I thought this opinion from the NYT had some good points:

Step one: Be realistic.

Trump’s nominee is overwhelmingly likely to be confirmed regardless of what actions Democrats take. Republicans hold the Senate majority, and every Republican senator — yes, including Susan Collins and Lisa Murkowski — has a history of voting for judges like those Trump is considering. Collins and Murkowski have a script: They make centrist-sounding statements, to shore up their images, and then vote aye.

So Democrats should go into the confirmation debate recognizing that it is almost certainly unwinnable. It will not depend on how hard Democratic leaders fight or which tactics they choose, alluring as that fantasy may be. In these polarized times, court nominations unite political parties, even more than individual issues, like, say, health care.

…

Step two: Don’t lose hope.

The Harvard political scientist Theda Skocpol has spent decades studying political power and change, from the Civil War to the Tea Party and anti-Trump resistance. She believes that Kennedy’s retirement can be a clarifying moment for American liberals.
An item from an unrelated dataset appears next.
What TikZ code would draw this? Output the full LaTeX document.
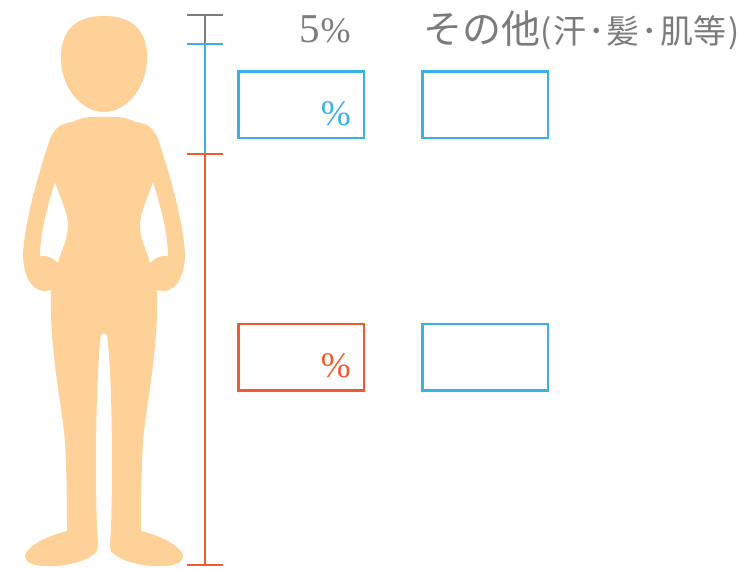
\documentclass[tikz,border=0pt]{standalone}
\usepackage{fontspec}
\setmainfont{Liberation Serif}
\newfontfamily\jpfont{Noto Sans CJK JP}
\usepackage{xcolor}
\usepackage{tikz}
\usetikzlibrary{positioning}

\definecolor{skin}{HTML}{FDD198}
\definecolor{skyblue}{HTML}{39B1E6}
\definecolor{vermil}{HTML}{F25A2E}
\definecolor{midgray}{HTML}{7B7B7B}

\newcommand{\jdot}{\kern2pt･\kern2pt}

\begin{document}
\begin{tikzpicture}[x=1pt, y=-1pt,
  ratebox/.style={draw, line width=2.5pt, minimum width=125.5pt, minimum height=66.5pt, inner sep=0pt},
  bluebox/.style={ratebox, skyblue},
  redbox/.style={ratebox, vermil},
  pct/.style={inner sep=0pt, anchor=base east, font=\fontsize{36}{36}\selectfont},
  hdr/.style={inner sep=0pt, anchor=base west, text=midgray},
  rule/.style={line width=2.5pt}
]
\useasboundingbox (0,0) rectangle (753,569);

% figure
\fill[skin] (104,16) .. controls (135,16) and (148,33) .. (147,60)
  .. controls (146,89) and (126,112) .. (104,112)
  .. controls (82,112) and (62,89) .. (61,60)
  .. controls (60,33) and (73,16) .. (104,16) -- cycle;
\fill[skin, even odd rule] (104,117)
  .. controls (88,116) and (80,118) .. (73,122)
  .. controls (60,123) and (54,129) .. (50,139)
  .. controls (40,169) and (25,218) .. (23,254)
  .. controls (23,273) and (30,291) .. (45,291)
  .. controls (48,291) and (50,290) .. (51,290)
  .. controls (49,349) and (62,404) .. (65,442)
  .. controls (67,480) and (67,513) .. (67,531)
  .. controls (42,537) and (25,549) .. (25,556)
  .. controls (25,565) and (40,567) .. (55,566)
  .. controls (75,565) and (92,558) .. (97,551)
  .. controls (99,545) and (97,535) .. (97,529)
  .. controls (95,469) and (96,371) .. (101,335)
  .. controls (102,333) and (106,333) .. (107,335)
  .. controls (112,371) and (113,469) .. (111,529)
  .. controls (111,535) and (109,545) .. (111,551)
  .. controls (116,558) and (133,565) .. (153,566)
  .. controls (168,567) and (183,565) .. (183,556)
  .. controls (183,549) and (166,537) .. (141,531)
  .. controls (141,513) and (141,480) .. (143,442)
  .. controls (146,404) and (159,349) .. (157,290)
  .. controls (158,290) and (160,291) .. (163,291)
  .. controls (178,291) and (185,273) .. (185,254)
  .. controls (183,218) and (168,169) .. (158,139)
  .. controls (154,129) and (148,123) .. (135,122)
  .. controls (128,118) and (120,116) .. (104,117) -- cycle
  (55,182) .. controls (62,202) and (68,213) .. (68,226)
  .. controls (68,240) and (60,253) .. (58,263)
  .. controls (54,259) and (48,255) .. (40,256)
  .. controls (40,235) and (47,207) .. (55,182) -- cycle
  (153,182) .. controls (146,202) and (140,213) .. (140,226)
  .. controls (140,240) and (148,253) .. (150,263)
  .. controls (154,259) and (160,255) .. (168,256)
  .. controls (168,235) and (161,207) .. (153,182) -- cycle;

% scale bar
\coordinate (top) at (205,15);
\coordinate (mid1) at (205,44);
\coordinate (mid2) at (205,154);
\coordinate (bot) at (205,565);
\draw[rule, midgray] (top) -- (mid1);
\draw[rule, skyblue] (mid1) -- (mid2);
\draw[rule, vermil] (mid2) -- (bot);
\draw[rule, midgray] ([xshift=-18pt]top) -- ([xshift=18pt]top);
\draw[rule, skyblue] ([xshift=-18pt]mid1) -- ([xshift=18pt]mid1);
\draw[rule, vermil] ([xshift=-18pt]mid2) -- ([xshift=18pt]mid2);
\draw[rule, vermil] ([xshift=-18pt]bot) -- ([xshift=18pt]bot);

% headings
\node[hdr] (five) at (299,43) {\fontsize{41}{41}\selectfont 5\kern1pt\fontsize{36}{36}\selectfont\%};
\node[hdr] (other) at (423,44) {\jpfont\fontsize{39}{39}\selectfont その他\fontsize{33}{33}\selectfont(\kern2pt 汗\jdot 髪\jdot 肌等\kern2pt)};

% boxes
\node[bluebox] (b1) at (301,105) {};
\node[bluebox] (b2) at (485,105) {};
\node[redbox] (r1) at (301,357.5) {};
\node[bluebox] (b3) at (485,357.5) {};
\node[pct, text=skyblue] (p1) at (351,126) {\%};
\node[pct, text=vermil] (p2) at (351,378) {\%};
\end{tikzpicture}
\end{document}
Over the last half-century, conservatives have put more energy into building a movement — creating ideological institutions, grooming judges and, perhaps above all, winning local, state and congressional elections. Democrats have emphasized higher-profile politics, like the presidency and landmark court cases. Democrats can’t afford to do so anymore.

For years to come, the Supreme Court is likely to have a very conservative majority. But remember that the modern conservative movement began when the court seemed implacably liberal, under Chief Justice Earl Warren in the 1950s and ’60s. “Conservatives were facing a Washington complex that horrified them,” Skocpol told me, “so they built from the bottom up.”